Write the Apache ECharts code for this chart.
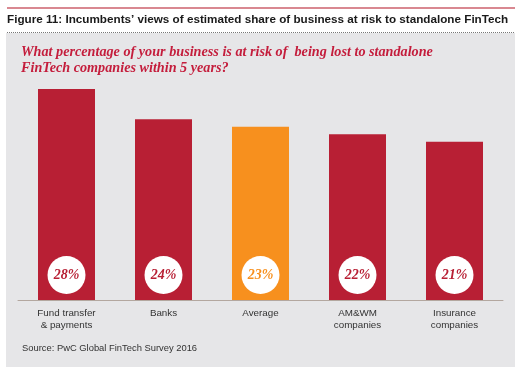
<!DOCTYPE html>
<html>
<head>
<meta charset="utf-8">
<script src="https://cdn.jsdelivr.net/npm/echarts@6/dist/echarts.min.js"></script>
<style>
  html, body { margin: 0; padding: 0; background: #fff; }
  #chart { width: 522px; height: 377px; }
</style>
</head>
<body>
<div id="chart"></div>
<script>
const categories = ['Fund transfer\n& payments', 'Banks', 'Average', 'AM&WM\ncompanies', 'Insurance\ncompanies'];
const shares = [28, 24, 23, 22, 21];
const highlight = 'Average';

const RED = '#b81f34';
const ORANGE = '#f7901e';

const myChart = echarts.init(document.getElementById('chart'));

const barData = shares.map((v, i) => {
    const col = categories[i] === highlight ? ORANGE : RED;
    return {
        value: v,
        itemStyle: { color: col },
        label: { color: col }
    };
});

const option = {
    animation: false,
    backgroundColor: '#fff',
    graphic: [
        { type: 'rect', shape: { x: 7, y: 7, width: 508, height: 2 }, style: { fill: '#d98891' }, z: -10 },
        {
            type: 'text', left: 7, top: 14,
            style: {
                text: 'Figure 11: Incumbents\u2019 views of estimated share of business at risk to standalone FinTech',
                font: 'bold 11.7px "Liberation Sans", Arial, sans-serif', fill: '#1a1a1a'
            }
        },
        {
            type: 'line', shape: { x1: 7, y1: 32.5, x2: 515, y2: 32.5 },
            style: { stroke: '#777', lineWidth: 1, lineDash: [1, 1] }
        },
        { type: 'rect', shape: { x: 6, y: 33, width: 509, height: 334 }, style: { fill: '#e6e6e8' }, z: -20 },
        {
            type: 'text', left: 21, top: 45,
            style: {
                text: 'What percentage of your business is at risk of  being lost to standalone\nFinTech companies within 5 years?',
                font: 'italic bold 14.2px "Liberation Serif", "DejaVu Serif", serif',
                lineHeight: 15.5, fill: '#c41d3c'
            }
        },
        {
            type: 'text', left: 22, top: 344,
            style: {
                text: 'Source: PwC Global FinTech Survey 2016',
                font: '9.4px "Liberation Sans", Arial, sans-serif', fill: '#333'
            }
        }
    ],
    grid: { left: 18, right: 19, top: 89, bottom: 77 },
    xAxis: {
        type: 'category',
        data: categories,
        axisTick: { show: false },
        axisLine: { lineStyle: { color: '#b3a79f', width: 1 } },
        axisLabel: {
            color: '#333', fontSize: 9.8, lineHeight: 12, margin: 7,
            fontFamily: '"Liberation Sans", Arial, sans-serif'
        }
    },
    yAxis: {
        type: 'value', min: 0, max: 28,
        show: false, splitLine: { show: false }
    },
    series: [{
        type: 'bar',
        data: barData,
        barWidth: 57,
        label: {
            show: true,
            position: 'insideBottom',
            distance: 6,
            formatter: '{c}%',
            width: 38, height: 38, lineHeight: 38,
            borderRadius: 19,
            align: 'center',
            backgroundColor: '#fff',
            fontFamily: '"Liberation Serif", "DejaVu Serif", serif',
            fontStyle: 'italic', fontWeight: 'bold', fontSize: 14
        }
    }]
};

myChart.setOption(option);
</script>
</body>
</html>
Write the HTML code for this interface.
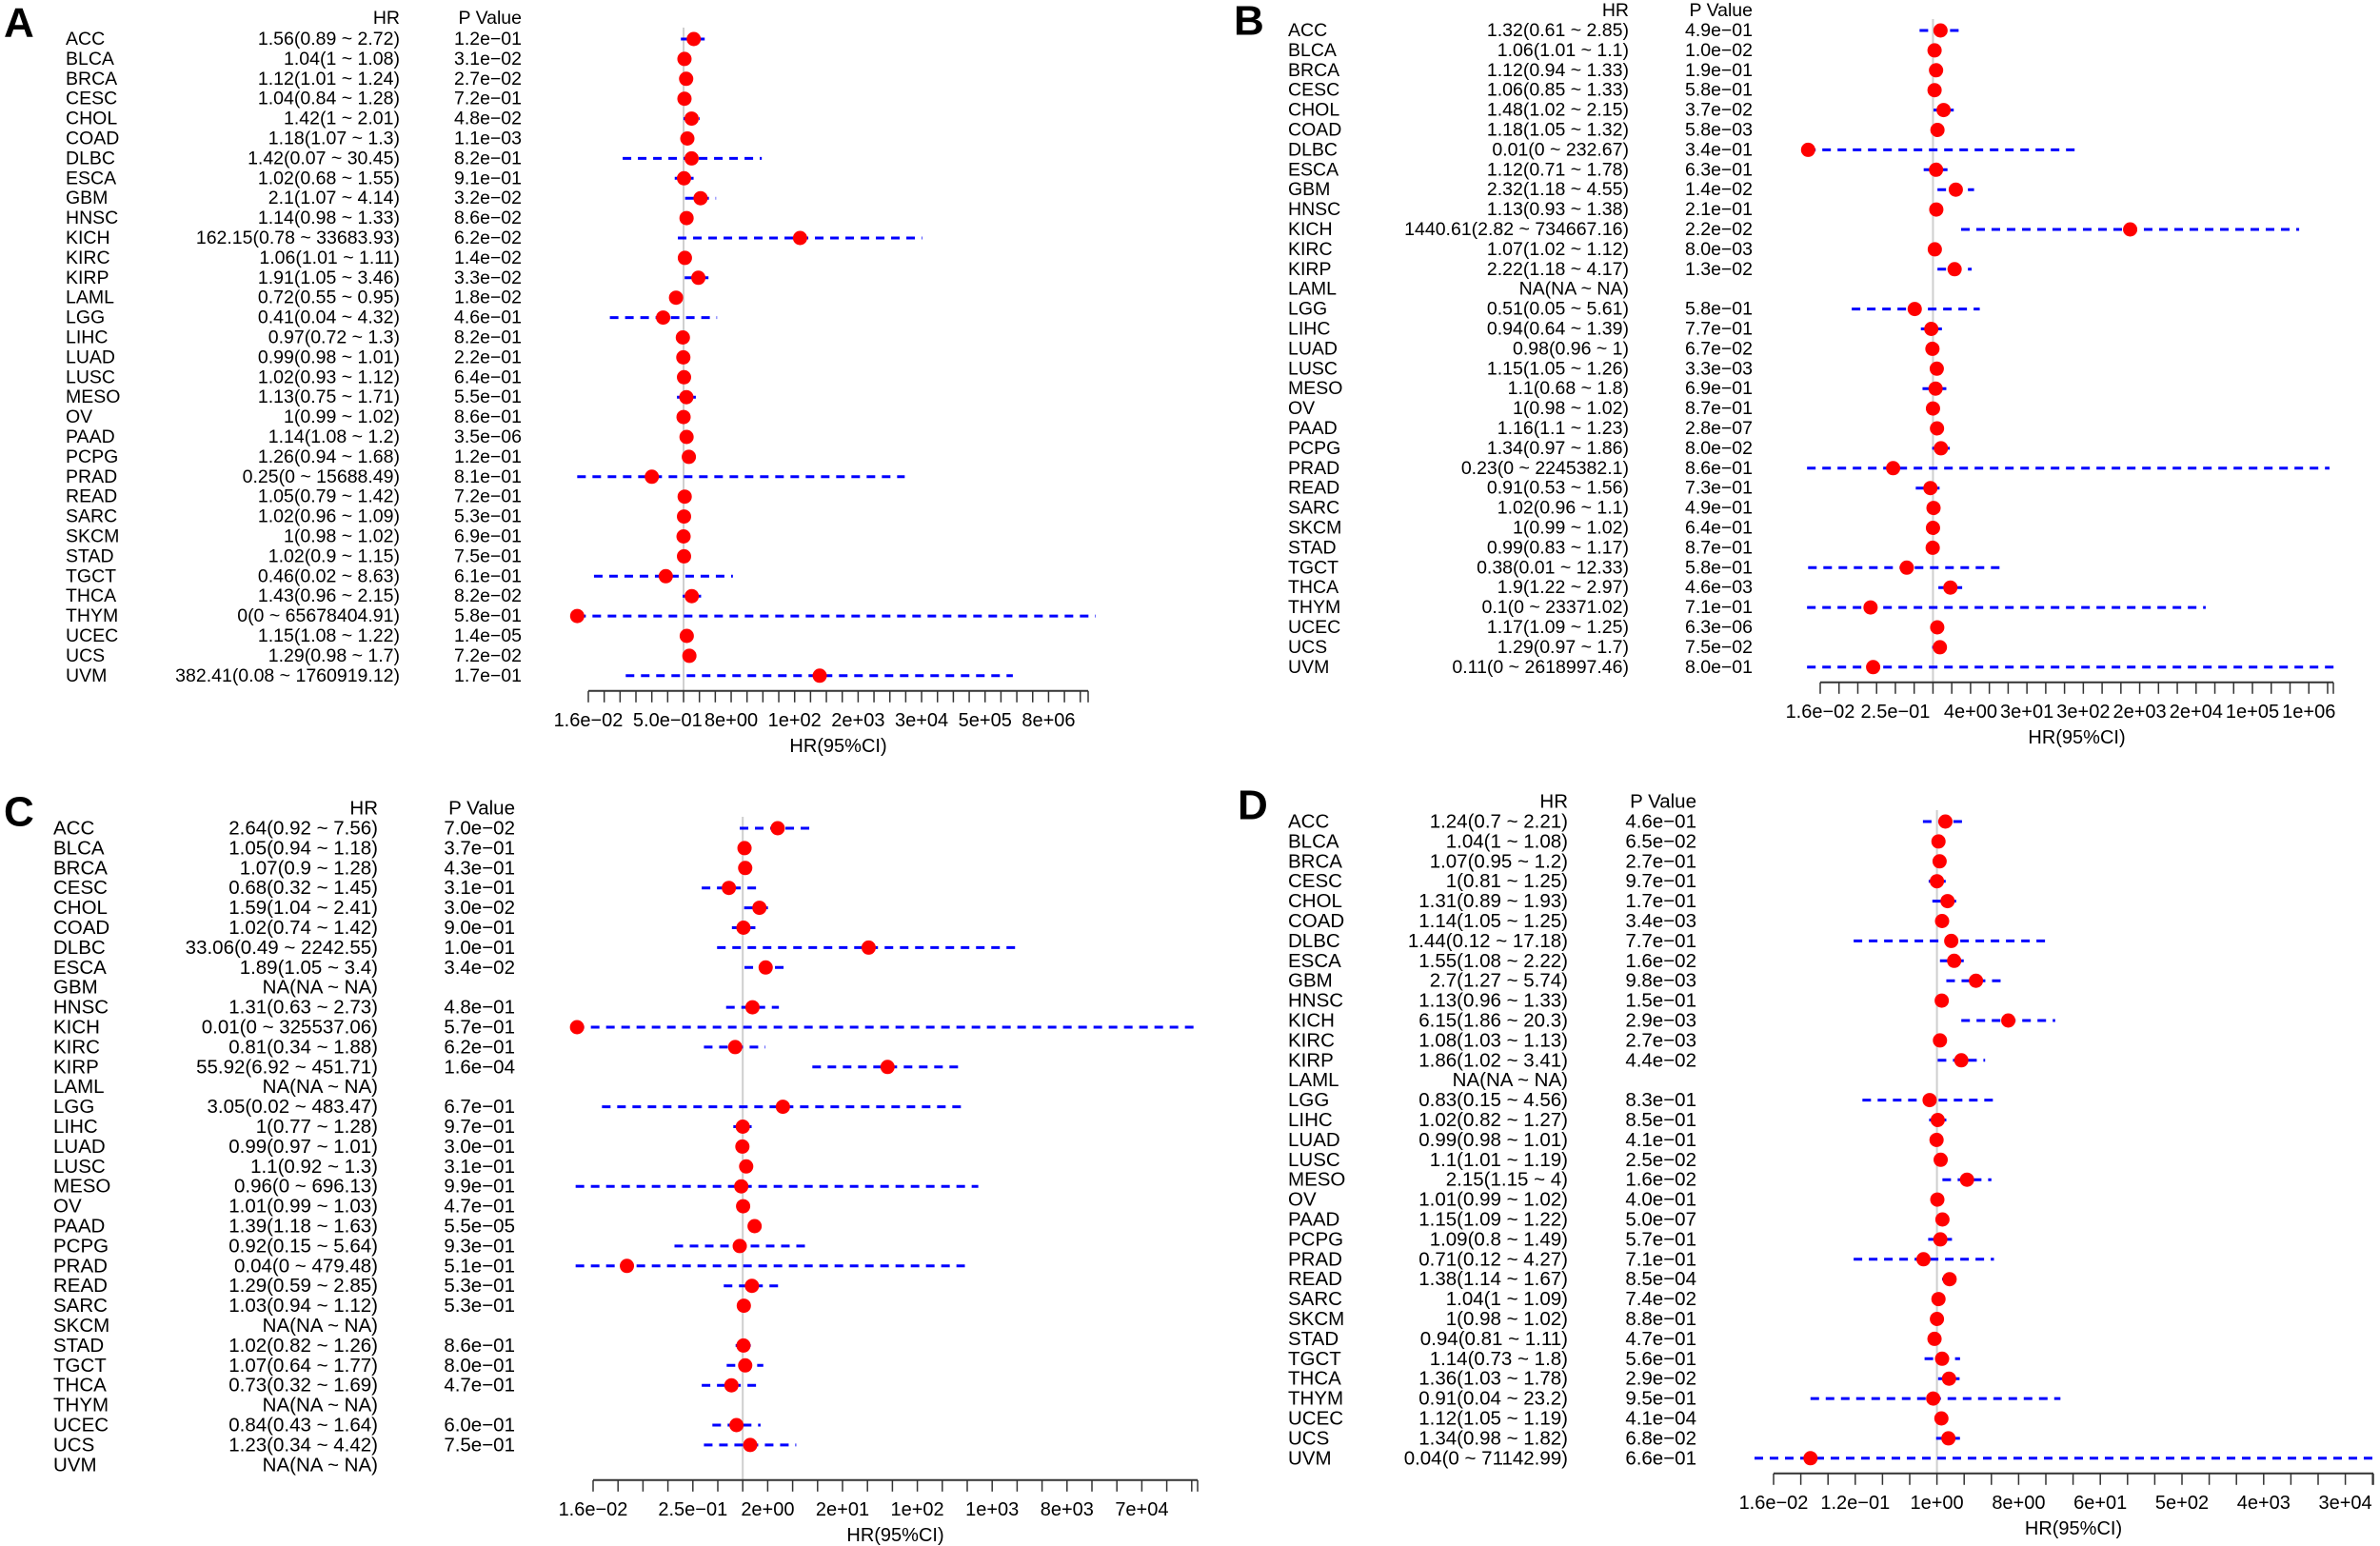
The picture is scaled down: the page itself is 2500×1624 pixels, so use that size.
<!DOCTYPE html>
<html><head><meta charset="utf-8">
<style>
html,body{margin:0;padding:0;background:#fff;}
svg{display:block;font-family:"Liberation Sans",Arial,sans-serif;}
</style></head>
<body>
<svg id="fig" width="2500" height="1624" viewBox="0 0 2500 1624" xmlns="http://www.w3.org/2000/svg"></svg>
<script>
const cancers = ["ACC","BLCA","BRCA","CESC","CHOL","COAD","DLBC","ESCA","GBM","HNSC","KICH","KIRC","KIRP","LAML","LGG","LIHC","LUAD","LUSC","MESO","OV","PAAD","PCPG","PRAD","READ","SARC","SKCM","STAD","TGCT","THCA","THYM","UCEC","UCS","UVM"];

const hrA = [1.56,1.04,1.12,1.04,1.42,1.18,1.42,1.02,2.1,1.14,162.15,1.06,1.91,0.72,0.41,0.97,0.99,1.02,1.13,1,1.14,1.26,0.25,1.05,1.02,1,1.02,0.46,1.43,0,1.15,1.29,382.41];
const loA = [0.89,1,1.01,0.84,1,1.07,0.07,0.68,1.07,0.98,0.78,1.01,1.05,0.55,0.04,0.72,0.98,0.93,0.75,0.99,1.08,0.94,0,0.79,0.96,0.98,0.9,0.02,0.96,0,1.08,0.98,0.08];
const hiA = [2.72,1.08,1.24,1.28,2.01,1.3,30.45,1.55,4.14,1.33,33683.93,1.11,3.46,0.95,4.32,1.3,1.01,1.12,1.71,1.02,1.2,1.68,15688.49,1.42,1.09,1.02,1.15,8.63,2.15,65678404.91,1.22,1.7,1760919.12];
const pA = ["1.2e-01","3.1e-02","2.7e-02","7.2e-01","4.8e-02","1.1e-03","8.2e-01","9.1e-01","3.2e-02","8.6e-02","6.2e-02","1.4e-02","3.3e-02","1.8e-02","4.6e-01","8.2e-01","2.2e-01","6.4e-01","5.5e-01","8.6e-01","3.5e-06","1.2e-01","8.1e-01","7.2e-01","5.3e-01","6.9e-01","7.5e-01","6.1e-01","8.2e-02","5.8e-01","1.4e-05","7.2e-02","1.7e-01"];
const tickPosA = [-6,-1,3,7,11,15,19,23];
const tickLabA = ["1.6e\u221202","5.0e\u221201","8e+00","1e+02","2e+03","3e+04","5e+05","8e+06"];

const hrB = [1.32,1.06,1.12,1.06,1.48,1.18,0.01,1.12,2.32,1.13,1440.61,1.07,2.22,null,0.51,0.94,0.98,1.15,1.1,1,1.16,1.34,0.23,0.91,1.02,1,0.99,0.38,1.9,0.1,1.17,1.29,0.11];
const loB = [0.61,1.01,0.94,0.85,1.02,1.05,0,0.71,1.18,0.93,2.82,1.02,1.18,null,0.05,0.64,0.96,1.05,0.68,0.98,1.1,0.97,0,0.53,0.96,0.99,0.83,0.01,1.22,0,1.09,0.97,0];
const hiB = [2.85,1.1,1.33,1.33,2.15,1.32,232.67,1.78,4.55,1.38,734667.16,1.12,4.17,null,5.61,1.39,1,1.26,1.8,1.02,1.23,1.86,2245382.1,1.56,1.1,1.02,1.17,12.33,2.97,23371.02,1.25,1.7,2618997.46];
const pB = ["4.9e-01","1.0e-02","1.9e-01","5.8e-01","3.7e-02","5.8e-03","3.4e-01","6.3e-01","1.4e-02","2.1e-01","2.2e-02","8.0e-03","1.3e-02","","5.8e-01","7.7e-01","6.7e-02","3.3e-03","6.9e-01","8.7e-01","2.8e-07","8.0e-02","8.6e-01","7.3e-01","4.9e-01","6.4e-01","8.7e-01","5.8e-01","4.6e-03","7.1e-01","6.3e-06","7.5e-02","8.0e-01"];
const tickPosB = [-6,-2,2,5,8,11,14,17,20];
const tickLabB = ["1.6e\u221202","2.5e\u221201","4e+00","3e+01","3e+02","2e+03","2e+04","1e+05","1e+06"];

const hrC = [2.64,1.05,1.07,0.68,1.59,1.02,33.06,1.89,null,1.31,0.01,0.81,55.92,null,3.05,1,0.99,1.1,0.96,1.01,1.39,0.92,0.04,1.29,1.03,null,1.02,1.07,0.73,null,0.84,1.23,null];
const loC = [0.92,0.94,0.9,0.32,1.04,0.74,0.49,1.05,null,0.63,0,0.34,6.92,null,0.02,0.77,0.97,0.92,0,0.99,1.18,0.15,0,0.59,0.94,null,0.82,0.64,0.32,null,0.43,0.34,null];
const hiC = [7.56,1.18,1.28,1.45,2.41,1.42,2242.55,3.4,null,2.73,325537.06,1.88,451.71,null,483.47,1.28,1.01,1.3,696.13,1.03,1.63,5.64,479.48,2.85,1.12,null,1.26,1.77,1.69,null,1.64,4.42,null];
const pC = ["7.0e-02","3.7e-01","4.3e-01","3.1e-01","3.0e-02","9.0e-01","1.0e-01","3.4e-02","","4.8e-01","5.7e-01","6.2e-01","1.6e-04","","6.7e-01","9.7e-01","3.0e-01","3.1e-01","9.9e-01","4.7e-01","5.5e-05","9.3e-01","5.1e-01","5.3e-01","5.3e-01","","8.6e-01","8.0e-01","4.7e-01","","6.0e-01","7.5e-01",""];
const tickPosC = [-6,-2,1,4,7,10,13,16];
const tickLabC = ["1.6e\u221202","2.5e\u221201","2e+00","2e+01","1e+02","1e+03","8e+03","7e+04"];

const hrD = [1.24,1.04,1.07,1,1.31,1.14,1.44,1.55,2.7,1.13,6.15,1.08,1.86,null,0.83,1.02,0.99,1.1,2.15,1.01,1.15,1.09,0.71,1.38,1.04,1,0.94,1.14,1.36,0.91,1.12,1.34,0.04];
const loD = [0.7,1,0.95,0.81,0.89,1.05,0.12,1.08,1.27,0.96,1.86,1.03,1.02,null,0.15,0.82,0.98,1.01,1.15,0.99,1.09,0.8,0.12,1.14,1,0.98,0.81,0.73,1.03,0.04,1.05,0.98,0];
const hiD = [2.21,1.08,1.2,1.25,1.93,1.25,17.18,2.22,5.74,1.33,20.3,1.13,3.41,null,4.56,1.27,1.01,1.19,4,1.02,1.22,1.49,4.27,1.67,1.09,1.02,1.11,1.8,1.78,23.2,1.19,1.82,71142.99];
const pD = ["4.6e-01","6.5e-02","2.7e-01","9.7e-01","1.7e-01","3.4e-03","7.7e-01","1.6e-02","9.8e-03","1.5e-01","2.9e-03","2.7e-03","4.4e-02","","8.3e-01","8.5e-01","4.1e-01","2.5e-02","1.6e-02","4.0e-01","5.0e-07","5.7e-01","7.1e-01","8.5e-04","7.4e-02","8.8e-01","4.7e-01","5.6e-01","2.9e-02","9.5e-01","4.1e-04","6.8e-02","6.6e-01"];
const tickPosD = [-6,-3,0,3,6,9,12,15];
const tickLabD = ["1.6e\u221202","1.2e\u221201","1e+00","8e+00","6e+01","5e+02","4e+03","3e+04"];

const NS = "http://www.w3.org/2000/svg";
const svg = document.getElementById("fig");
function mk(tag, attrs, parent, txt) {
  const e = document.createElementNS(NS, tag);
  for (const k in attrs) e.setAttribute(k, attrs[k]);
  if (txt !== undefined) e.textContent = txt;
  parent.appendChild(e);
  return e;
}
function fmtP(s){ return s.replace("-", "\u2212"); }

function drawPanel(cfg, hr, lo, hi, pv, tickPos, tickLab) {
  const g = mk("g", {}, svg);
  
  
  const letter = mk("text", {x: cfg.lx, y: cfg.ly, "font-size": 44, "font-weight": "bold", "dominant-baseline": "central", fill: "#000"}, g, cfg.id);
  
  
  const fs = cfg.fs;
  const h1 = mk("text", {x: cfg.hrR, y: cfg.hy, "font-size": fs, "text-anchor": "end", "dominant-baseline": "central"}, g, "HR");
  
  
  const h2 = mk("text", {x: cfg.pR, y: cfg.hy, "font-size": fs, "text-anchor": "end", "dominant-baseline": "central"}, g, "P Value");
  
  

  const sx = v => {
    const xmin = cfg.x0 - 0.7 * cfg.k;
    if (v <= 0) return xmin;
    return Math.max(xmin, cfg.x0 + (Math.log2(v) + 6) * cfg.k);
  };
  const rowY = i => cfg.y0 + i * cfg.dy;
  const lastY = rowY(cancers.length - 1);
  const axisY = lastY + 16;

  const ref = mk("line", {x1: sx(1), x2: sx(1), y1: cfg.y0 - 12, y2: axisY, stroke: "#cfcfcf", "stroke-width": 2}, g);
  
  

  cancers.forEach((c, i) => {
    const y = rowY(i);
    const t1 = mk("text", {x: cfg.nameX, y: y, "font-size": fs, "dominant-baseline": "central"}, g, c);
    
    
    const s = hr[i] === null ? "NA(NA ~ NA)" : String(hr[i]) + "(" + String(lo[i]) + " ~ " + String(hi[i]) + ")";
    const t2 = mk("text", {x: cfg.hrR, y: y, "font-size": fs, "text-anchor": "end", "dominant-baseline": "central"}, g, s);
    
    
    if (pv[i]) {
      const t3 = mk("text", {x: cfg.pR, y: y, "font-size": fs, "text-anchor": "end", "dominant-baseline": "central"}, g, fmtP(pv[i]));
      
      
    }
    if (hr[i] !== null) {
      const ci = mk("line", {x1: sx(lo[i]), x2: sx(hi[i]), y1: y, y2: y, stroke: "#0000ff", "stroke-width": 3, "stroke-dasharray": "9 7"}, g);
      
      
      const pt = mk("circle", {cx: sx(hr[i]), cy: y, r: 7.5, fill: "#ff0000"}, g);
      
      
    }
  });

  const ax = mk("line", {x1: cfg.x0, x2: cfg.xEnd, y1: axisY, y2: axisY, stroke: "#333", "stroke-width": 2}, g);
  
  
  for (let t = -6; cfg.x0 + (t + 6) * cfg.k <= cfg.xEnd + 1; t++) {
    const tx = cfg.x0 + (t + 6) * cfg.k;
    const tk = mk("line", {x1: tx, x2: tx, y1: axisY, y2: axisY + 12, stroke: "#333", "stroke-width": 1.5}, g);
    
    
  }
  const tkEnd = mk("line", {x1: cfg.xEnd, x2: cfg.xEnd, y1: axisY, y2: axisY + 12, stroke: "#333", "stroke-width": 1.5}, g);
  
  
  tickPos.forEach((p, j) => {
    const tl = mk("text", {x: cfg.x0 + (p + 6) * cfg.k, y: axisY + 31, "font-size": 20, "text-anchor": "middle", "dominant-baseline": "central"}, g, tickLab[j]);
    
    
  });
  const ttl = mk("text", {x: (cfg.x0 + cfg.xEnd) / 2, y: axisY + 58, "font-size": 20, "text-anchor": "middle", "dominant-baseline": "central"}, g, "HR(95%CI)");
  
  
}

drawPanel({id:"A", lx:4, ly:24, fs:19.5, hy:19, y0:41, dy:20.9, nameX:69, hrR:420, pR:548, x0:618, k:16.67, xEnd:1143}, hrA, loA, hiA, pA, tickPosA, tickLabA);
drawPanel({id:"B", lx:1296, ly:22, fs:19.5, hy:11, y0:32, dy:20.9, nameX:1353, hrR:1711, pR:1841, x0:1912, k:19.74, xEnd:2451}, hrB, loB, hiB, pB, tickPosB, tickLabB);
drawPanel({id:"C", lx:4, ly:853, fs:20.5, hy:849, y0:870, dy:20.9, nameX:56, hrR:397, pR:541, x0:623, k:26.2, xEnd:1258}, hrC, loC, hiC, pC, tickPosC, tickLabC);
drawPanel({id:"D", lx:1300, ly:846, fs:20.5, hy:842, y0:863, dy:20.9, nameX:1353, hrR:1647, pR:1782, x0:1863, k:28.6, xEnd:2493}, hrD, loD, hiD, pD, tickPosD, tickLabD);
</script>
</body></html>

----

» Problem to solve:
Wherever "code" shows up in a line, copy that line.

» Task response:
Write the Apache ECharts code for this chart.
Write the HTML code for this interface.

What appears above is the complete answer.